### WHAT THIS TASK INVOLVES
Start at the line that contains "Write the React, TypeScript", stop at the line that contains "Chart.register(...registerables);", and repeat every line in that span, those two included, with no pictures.

Records from a collection

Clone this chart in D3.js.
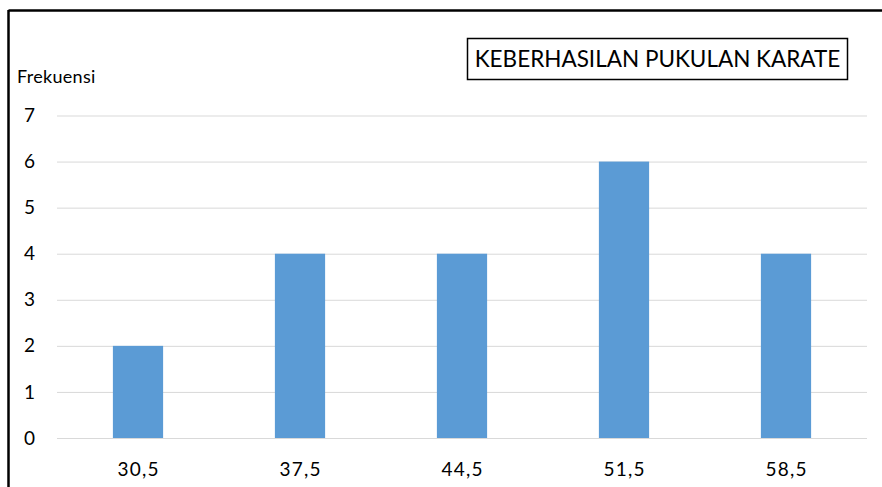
<!DOCTYPE html>
<html><head><meta charset="utf-8">
<script src="https://cdn.jsdelivr.net/npm/d3@7"></script>
<style>body{margin:0;background:#fff}svg{display:block}</style>
</head><body>
<svg id="c" width="882" height="487"></svg>
<script>
const categories = ["30,5","37,5","44,5","51,5","58,5"];
const values = [2,4,4,6,4];
const yTicks = [0,1,2,3,4,5,6,7];
const titleText = "KEBERHASILAN PUKULAN KARATE";
const yLabel = "Frekuensi";

(function(){
const svg = d3.select("#c");
const font = "Lato, 'Open Sans', sans-serif";
const pLeft = 57, pRight = 867, pTop = 115.5, pBottom = 438;

const x = d3.scaleBand().domain(categories).range([pLeft, pRight]).paddingInner(0.69).paddingOuter(0.345);
const y = d3.scaleLinear().domain([0,7]).range([pBottom, pTop]);

// outer border (top & left)
svg.append("line").attr("x1",8.5).attr("x2",882).attr("y1",10.5).attr("y2",10.5).attr("stroke","#000").attr("stroke-width",2.5);
svg.append("line").attr("x1",8.5).attr("x2",8.5).attr("y1",10).attr("y2",487).attr("stroke","#000").attr("stroke-width",2.5);

// gridlines
const yAxis = d3.axisLeft(y).tickValues(yTicks).tickSize(-(pRight-pLeft)).tickFormat(d3.format("d"));
const gy = svg.append("g").attr("transform",`translate(${pLeft},0)`).call(yAxis);
gy.select(".domain").remove();
gy.selectAll(".tick line").attr("stroke","#d9d9d9").attr("stroke-width",1);
gy.selectAll(".tick text").attr("x",-22).attr("font-family",font).attr("font-size",19).attr("fill","#000");

// bars
svg.append("g").selectAll("rect").data(values).join("rect")
  .attr("x",(d,i)=>x(categories[i]))
  .attr("y",d=>y(d))
  .attr("width",x.bandwidth())
  .attr("height",d=>y(0)-y(d))
  .attr("fill","#5b9bd5");

// x axis
const xAxis = d3.axisBottom(x).tickSize(0).tickPadding(25);
const gx = svg.append("g").attr("transform",`translate(0.6,${pBottom})`).call(xAxis);
gx.select(".domain").remove();
gx.selectAll(".tick text").attr("font-family",font).attr("font-size",19).attr("letter-spacing",1.2).attr("fill","#000");

// y label
svg.append("text").attr("x",17).attr("y",82.5).attr("font-family",font).attr("font-size",18).attr("letter-spacing",0.3).attr("fill","#000").text(yLabel);

// title box
svg.append("rect").attr("x",467.5).attr("y",38.5).attr("width",380).attr("height",41).attr("fill","#fff").attr("stroke","#000").attr("stroke-width",1.5);
svg.append("text").attr("x",657.5).attr("y",67).attr("text-anchor","middle").attr("font-family",font).attr("font-size",22.5).attr("fill","#000").text(titleText);
})();
</script>
</body></html>
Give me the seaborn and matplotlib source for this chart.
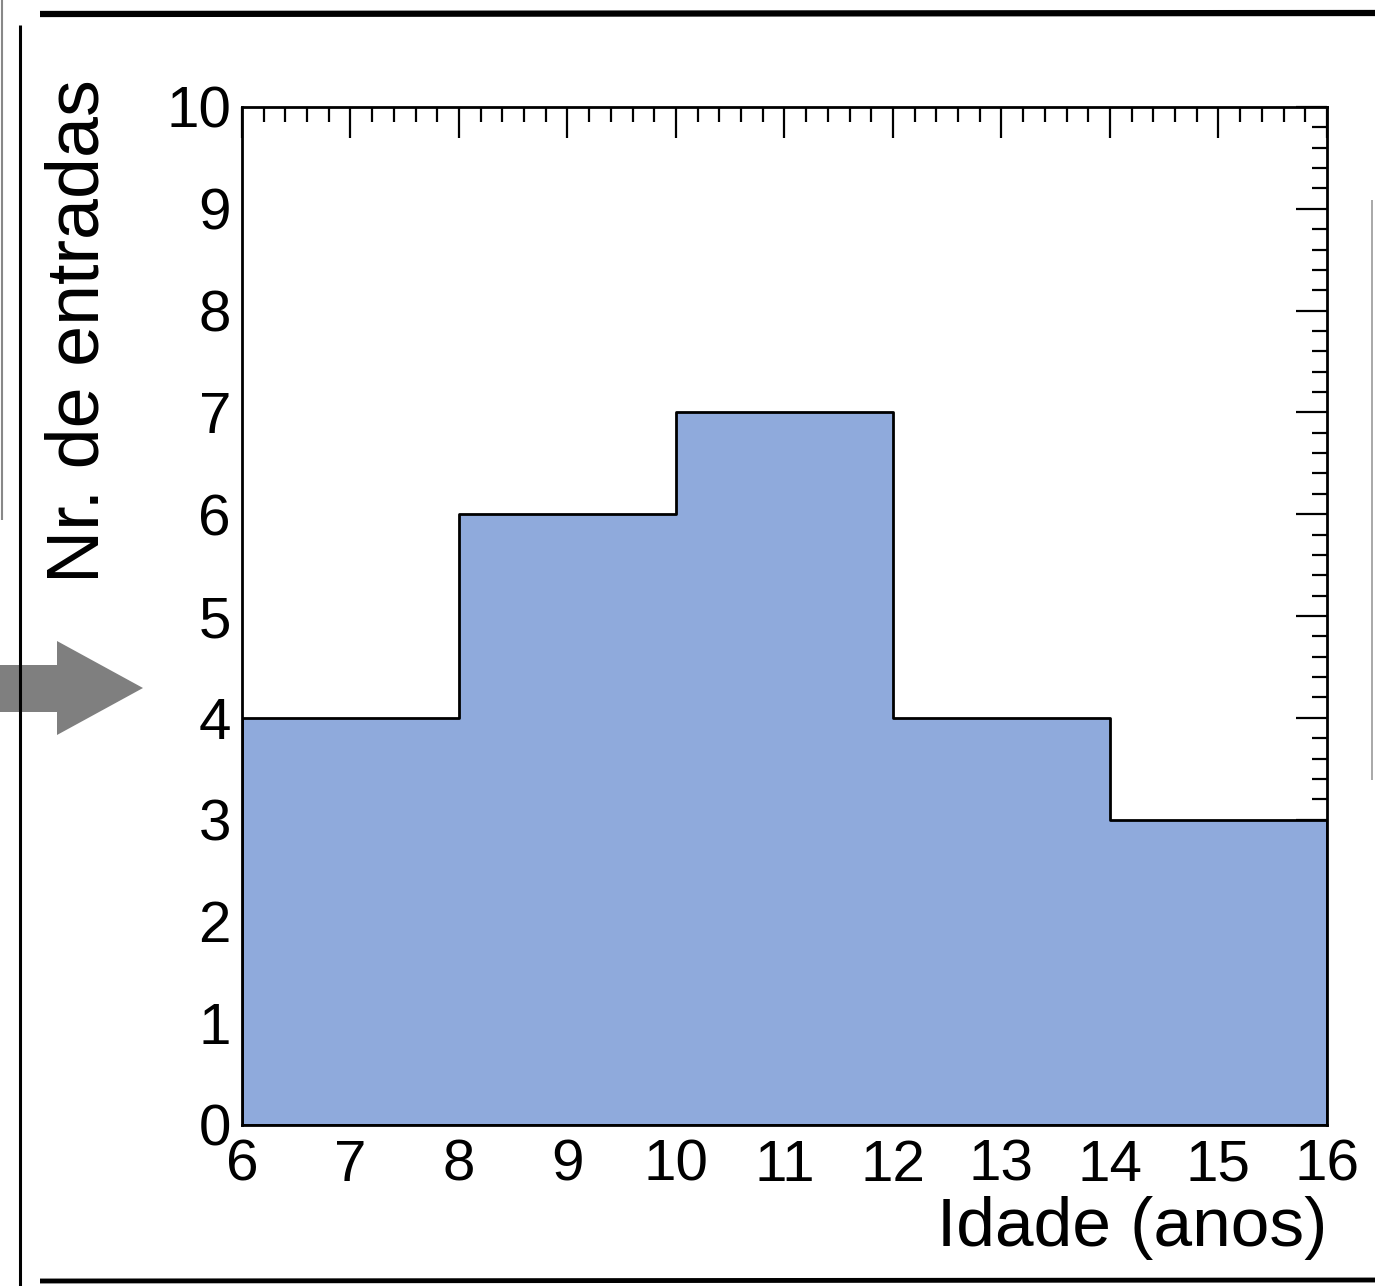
import numpy as np
import pandas as pd
import matplotlib
matplotlib.use("Agg")
import matplotlib.pyplot as plt
from matplotlib.patches import Polygon
from matplotlib.lines import Line2D
from matplotlib.ticker import MultipleLocator
import seaborn as sns

# ---- data ----
bin_edges = [6, 8, 10, 12, 14, 16]
bin_centers = [7, 9, 11, 13, 15]
counts = [4, 6, 7, 4, 3]
x_label = "Idade (anos)"
y_label = "Nr. de entradas"

W, H = 1375, 1286
sns.set_style("white")
plt.rcParams["font.family"] = ["Liberation Sans", "DejaVu Sans"]
plt.rcParams["text.color"] = "black"
plt.rcParams["axes.labelcolor"] = "black"
plt.rcParams["xtick.color"] = "black"
plt.rcParams["ytick.color"] = "black"

fig = plt.figure(figsize=(W / 100, H / 100), dpi=100)
L, R, T, B = 242, 1327, 107, 1125
ax = fig.add_axes([L / W, 1 - B / H, (R - L) / W, (B - T) / H])

df = pd.DataFrame({"age": bin_centers, "n": counts})
sns.histplot(data=df, x="age", weights="n", bins=bin_edges, element="step",
             fill=True, color="#8FAADC", alpha=1.0, edgecolor="black",
             linewidth=2, ax=ax)

ax.set_xlim(6, 16)
ax.set_ylim(0, 10)
ax.xaxis.set_major_locator(MultipleLocator(1))
ax.xaxis.set_minor_locator(MultipleLocator(0.2))
ax.yaxis.set_major_locator(MultipleLocator(1))
ax.yaxis.set_minor_locator(MultipleLocator(0.2))
ax.tick_params(which="both", direction="in", top=True, right=True,
               color="black", width=1.6)
ax.tick_params(which="major", length=22, labelsize=42, labelcolor="black")
ax.tick_params(which="minor", length=11)
ax.tick_params(axis="x", which="major", pad=10)
ax.tick_params(axis="y", which="major", pad=8)
for s in ax.spines.values():
    s.set_color("black")
    s.set_linewidth(2)

ax.set_xlabel(x_label, fontsize=50, loc="right", color="black")
ax.xaxis.set_label_coords(1.0, -0.07)
ax.set_ylabel(y_label, fontsize=53, loc="top", color="black")
ax.yaxis.set_label_coords(-0.118, 1.027)


def px(x, y):
    return (x / W, 1 - y / H)


# decorative sketch frame
def fline(xs, ys, lw, color="black"):
    pts = [px(a, b) for a, b in zip(xs, ys)]
    fig.add_artist(Line2D([p[0] for p in pts], [p[1] for p in pts],
                          transform=fig.transFigure, lw=lw, color=color,
                          solid_capstyle="butt"))


fline([40, 1375], [14, 13], 4.5)
fline([20, 20], [25, 1286], 2.2)
fline([40, 1375], [1281, 1280], 3.5)
fline([1.5, 1.5], [0, 520], 1.5, "#888888")
fline([1372, 1372], [200, 780], 1.2, "#999999")

# gray arrow
arrow_pts = [(0, 665), (57, 665), (57, 641), (143, 688), (57, 735),
             (57, 712), (0, 712)]
fig.add_artist(Polygon([px(a, b) for a, b in arrow_pts], closed=True,
                       transform=fig.transFigure, facecolor="#7f7f7f",
                       edgecolor="none"))

fig.savefig("out.png", dpi=100)
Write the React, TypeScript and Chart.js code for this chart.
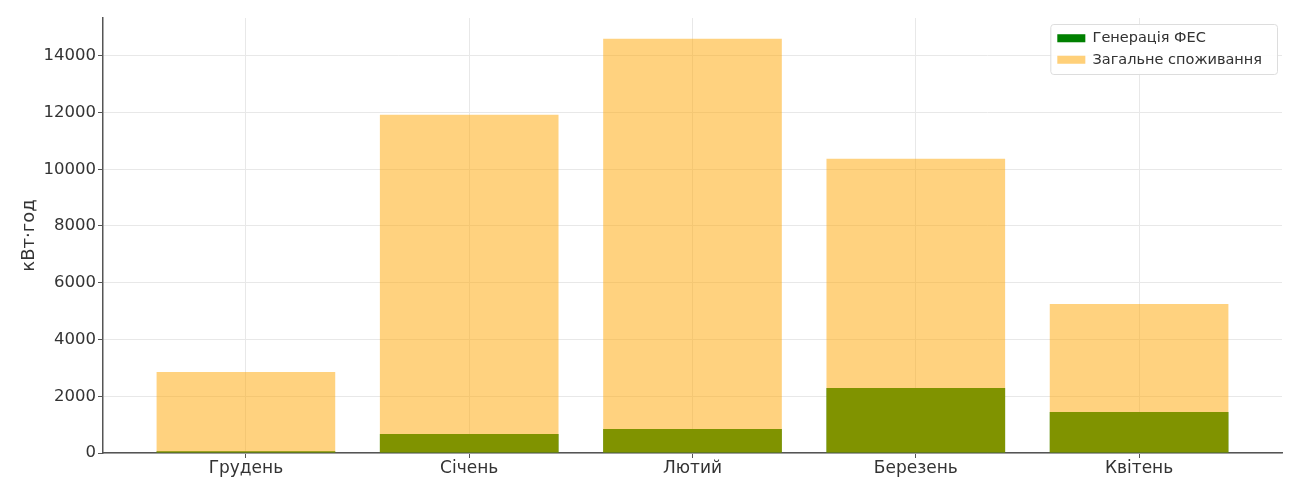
import React, { useEffect, useRef } from 'react';
import { Chart, registerables } from 'chart.js';

Chart.register(...registerables);

const months = ['Грудень', 'Січень', 'Лютий', 'Березень', 'Квітень'];
const generation = [60, 670, 846, 2292, 1446];
const consumption = [2856, 11918, 14598, 10367, 5254];
const yTicks = [0, 2000, 4000, 6000, 8000, 10000, 12000, 14000];
const xTicks = [0, 1, 2, 3, 4];
const seriesLabels = ['Генерація ФЕС', 'Загальне споживання'];
const yTitle = 'кВт·год';

const FONT = "'DejaVu Sans', sans-serif";
const LEG_PAD = 7;

function frameSize(lg: any) {
  const col = lg.columnSizes && lg.columnSizes[0] ? lg.columnSizes[0] : { width: 200, height: 44 };
  return { w: col.width + LEG_PAD * 2 + 8, h: col.height + LEG_PAD };
}

const legendFrame = {
  id: 'legendFrame',
  afterLayout(chart: any) {
    const lg = chart.legend;
    const ca = chart.chartArea;
    if (!lg) return;
    const { w, h } = frameSize(lg);
    lg.left = ca.right - 5 - w;
    lg.right = lg.left + w;
    lg.top = ca.top + 6;
    lg.bottom = lg.top + h;
  },
  afterDraw(chart: any) {
    const lg = chart.legend;
    if (!lg) return;
    const { w, h } = frameSize(lg);
    const ctx = chart.ctx;
    ctx.save();
    ctx.beginPath();
    ctx.roundRect(lg.left + 0.5, lg.top + 0.5, w, h, 3);
    ctx.fillStyle = 'rgba(255,255,255,0.9)';
    ctx.fill();
    ctx.strokeStyle = '#dddddd';
    ctx.lineWidth = 1;
    ctx.stroke();
    ctx.restore();
    lg.draw(chart.chartArea);
  },
};

export default function App() {
  const ref = useRef<HTMLCanvasElement | null>(null);

  useEffect(() => {
    if (!ref.current) return;
    const chart = new Chart(ref.current, {
      type: 'bar',
      data: {
        datasets: [
          {
            label: seriesLabels[0],
            data: generation.map((v, i) => ({ x: i, y: v })),
            backgroundColor: '#008000',
            borderWidth: 0,
            order: 1,
          },
          {
            label: seriesLabels[1],
            data: consumption.map((v, i) => ({ x: i, y: v })),
            backgroundColor: 'rgba(255,165,0,0.5)',
            borderWidth: 0,
            order: 0,
          },
        ],
      },
      plugins: [legendFrame],
      options: {
        animation: false,
        responsive: false,
        maintainAspectRatio: false,
        datasets: {
          bar: { grouped: false, barPercentage: 0.8, categoryPercentage: 1.0 },
        },
        layout: { padding: { left: 0, top: 18, right: 10, bottom: 0 } },
        plugins: {
          tooltip: { enabled: false },
          legend: {
            position: 'chartArea',
            align: 'start',
            labels: {
              boxWidth: 28,
              boxHeight: 8,
              padding: LEG_PAD,
              color: '#333',
              font: { family: FONT, size: 14.5 },
              sort: (a: any, b: any) => a.datasetIndex - b.datasetIndex,
            },
          },
        },
        scales: {
          x: {
            type: 'linear',
            offset: false,
            min: -0.64,
            max: 4.64,
            afterBuildTicks: (s: any) => {
              s.ticks = xTicks.map((v) => ({ value: v }));
            },
            afterFit: (s: any) => {
              s.height = 26;
            },
            ticks: {
              callback: (v: any) => months[v as number] ?? '',
              color: '#333',
              font: { family: FONT, size: 17 },
              padding: 0,
              maxRotation: 0,
              autoSkip: false,
            },
            grid: { offset: false, color: '#e8e8e8', tickColor: '#555', tickLength: 5, lineWidth: 1 },
            border: { display: true, color: '#555', width: 1.5 },
          },
          y: {
            type: 'linear',
            min: 0,
            max: 15330,
            afterBuildTicks: (s: any) => {
              s.ticks = yTicks.map((v) => ({ value: v }));
            },
            afterFit: (s: any) => {
              s.width = 103;
            },
            ticks: {
              color: '#333',
              font: { family: FONT, size: 16.5 },
              padding: 2,
              callback: (v: any) => String(v),
            },
            grid: { color: '#e8e8e8', tickColor: '#555', tickLength: 5, lineWidth: 1 },
            border: { display: true, color: '#555', width: 1.5 },
            title: {
              display: true,
              text: yTitle,
              color: '#333',
              font: { family: FONT, size: 18 },
              padding: { top: 19, bottom: 0 },
            },
          },
        },
      },
    } as any);
    return () => chart.destroy();
  }, []);

  return (
    <div style={{ position: 'fixed', left: 0, top: 0, width: 1292, height: 479, background: '#fff' }}>
      <canvas ref={ref} width={1292} height={479} style={{ width: 1292, height: 479, display: 'block' }} />
    </div>
  );
}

### TASK ANSWER
Write the React, TypeScript and Chart.js code for this chart.
import React, { useEffect, useRef } from 'react';
import { Chart, registerables } from 'chart.js';

Chart.register(...registerables);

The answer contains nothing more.